#### [PROBLEM STATEMENT]
Exactly the lines from the start of the data below through the line that contains "font=\notefont] (fn1) at" are to be copied, with pictures left out.
Start of DATA
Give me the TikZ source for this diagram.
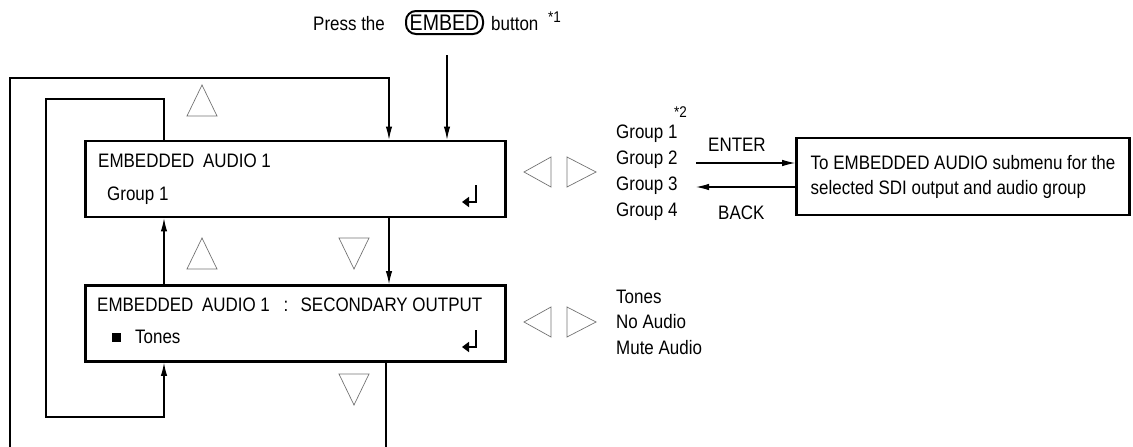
\documentclass[tikz,border=0pt]{standalone}
\usepackage{fontspec}
\setmainfont{Liberation Sans}[FakeStretch=0.87]
\usepackage{tikz}
\usetikzlibrary{arrows.meta}

\newcommand{\boxfont}{\fontsize{19.5}{25}\selectfont}
\newcommand{\notefont}{\fontsize{15.5}{18}\selectfont}

\begin{document}
\begin{tikzpicture}[
    x=1pt, y=-1pt,
    font=\boxfont,
    conn/.style  = {draw=black, line width=1.1pt},
    arr/.style   = {conn, -{Latex[length=13pt,width=6.5pt]}},
    menu/.style  = {draw=black, line width=2.8pt, minimum width=420pt, minimum height=76pt, inner sep=0pt},
    tri/.style   = {draw=black!55, line width=0.7pt, line join=miter},
    item/.style  = {anchor=base west, inner sep=0pt},
    enter/.style = {line width=2.8pt, -{Triangle[length=7pt,width=10pt]}},
]
\useasboundingbox (0,0) rectangle (1133,447);

%======== EMBED button ========
\node[item] (press) at (313,30) {Press the};
\node[draw, line width=2pt, rounded corners=10pt, minimum width=77pt, minimum height=23pt,
      inner sep=0pt, font=\fontsize{22.5}{24}\selectfont] (embed) at (444.5,22.5) {EMBED};
\node[item] (button) at (491,30) {button};
\node[item, font=\notefont] (fn1) at (548,22) {*1};

%======== the two menu boxes ========
\node[menu] (menu1) at (295.5,179) {};
\node[item] (m1title) at (98,167) {EMBEDDED\hspace{4pt} AUDIO 1};
\node[item] (m1val) at (107,200) {Group 1};

\node[menu] (menu2) at (295.5,323.5) {};
\node[item] (m2title) at (97,311) {EMBEDDED\hspace{4pt} AUDIO 1\hspace{9pt} :\hspace{6pt} SECONDARY OUTPUT};
\node[fill=black, minimum size=9pt, inner sep=0pt] (m2sq) at (116.5,337) {};
\node[item] (m2val) at (135,343) {Tones};

% enter marks
\foreach \y in {0,145}
    \draw[enter] (476,185+\y) -- (476,202+\y) -- (462,202+\y);

%======== loops ========
\coordinate (oA) at (10,447);
\coordinate (oB) at (10,78);
\coordinate (oC) at (389,78);
\coordinate (oD) at (386,447);
\coordinate (iA) at (164,99);
\coordinate (iB) at (46,99);
\coordinate (iC) at (46,417);
\coordinate (iD) at (164,417);
\coordinate (pS) at (447,55);

\draw[arr] (pS) -- (menu1.north -| pS);
\draw[arr] (oA) -- (oB) -- (oC) -- (menu1.north -| oC);
\draw[arr] (menu1.south -| oC) -- (menu2.north -| oC);
\draw[conn] (menu2.south -| oD) -- (oD);
\draw[arr] (menu1.north -| iA) -- (iA) -- (iB) -- (iC) -- (iD) -- (menu2.south -| iD);
\draw[arr] (menu2.north -| iA) -- (menu1.south -| iA);

% up / down keys
\draw[tri] (202,85) -- (187,116) -- (217,116) -- cycle;
\draw[tri] (202,238) -- (187,269) -- (217,269) -- cycle;
\draw[tri] (354,269) -- (339,238) -- (369,238) -- cycle;
\draw[tri] (354,405) -- (339,374) -- (369,374) -- cycle;

% left / right keys
\foreach \y in {172,322} {
    \draw[tri] (524,\y) -- (551,\y-15) -- (551,\y+15) -- cycle;
    \draw[tri] (596,\y) -- (567,\y-15) -- (567,\y+15) -- cycle;
}

%======== choices ========
\foreach \g in {1,...,4}
    \node[item] (grp\g) at (616,112+26*\g) {Group \g};
\node[item, font=\notefont] (fn2) at (674,117) {*2};

\node[item] (tones) at (616,303) {Tones};
\node[item] (noaud) at (616,328) {No Audio};
\node[item] (mute) at (616,354) {Mute Audio};

%======== submenu ========
\node[draw=black, line width=2.6pt, minimum width=333pt, minimum height=77pt, align=left,
      inner sep=0pt] (sub) at (963,176.5)
      {To EMBEDDED AUDIO submenu for the\\selected SDI output and audio group};

\coordinate (entS) at (696,163);
\coordinate (backE) at (696,187);
\draw[arr] (entS) -- (entS -| sub.west);
\draw[arr] (backE -| sub.west) -- (backE);
\node[item] (entlbl) at (708,151) {ENTER};
\node[item] (backlbl) at (718,219) {BACK};

\end{tikzpicture}
\end{document}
End of DATA
#### [ANSWER]
Give me the TikZ source for this diagram.
\documentclass[tikz,border=0pt]{standalone}
\usepackage{fontspec}
\setmainfont{Liberation Sans}[FakeStretch=0.87]
\usepackage{tikz}
\usetikzlibrary{arrows.meta}

\newcommand{\boxfont}{\fontsize{19.5}{25}\selectfont}
\newcommand{\notefont}{\fontsize{15.5}{18}\selectfont}

\begin{document}
\begin{tikzpicture}[
    x=1pt, y=-1pt,
    font=\boxfont,
    conn/.style  = {draw=black, line width=1.1pt},
    arr/.style   = {conn, -{Latex[length=13pt,width=6.5pt]}},
    menu/.style  = {draw=black, line width=2.8pt, minimum width=420pt, minimum height=76pt, inner sep=0pt},
    tri/.style   = {draw=black!55, line width=0.7pt, line join=miter},
    item/.style  = {anchor=base west, inner sep=0pt},
    enter/.style = {line width=2.8pt, -{Triangle[length=7pt,width=10pt]}},
]
\useasboundingbox (0,0) rectangle (1133,447);

%======== EMBED button ========
\node[item] (press) at (313,30) {Press the};
\node[draw, line width=2pt, rounded corners=10pt, minimum width=77pt, minimum height=23pt,
      inner sep=0pt, font=\fontsize{22.5}{24}\selectfont] (embed) at (444.5,22.5) {EMBED};
\node[item] (button) at (491,30) {button};
\node[item, font=\notefont] (fn1) at (548,22) {*1};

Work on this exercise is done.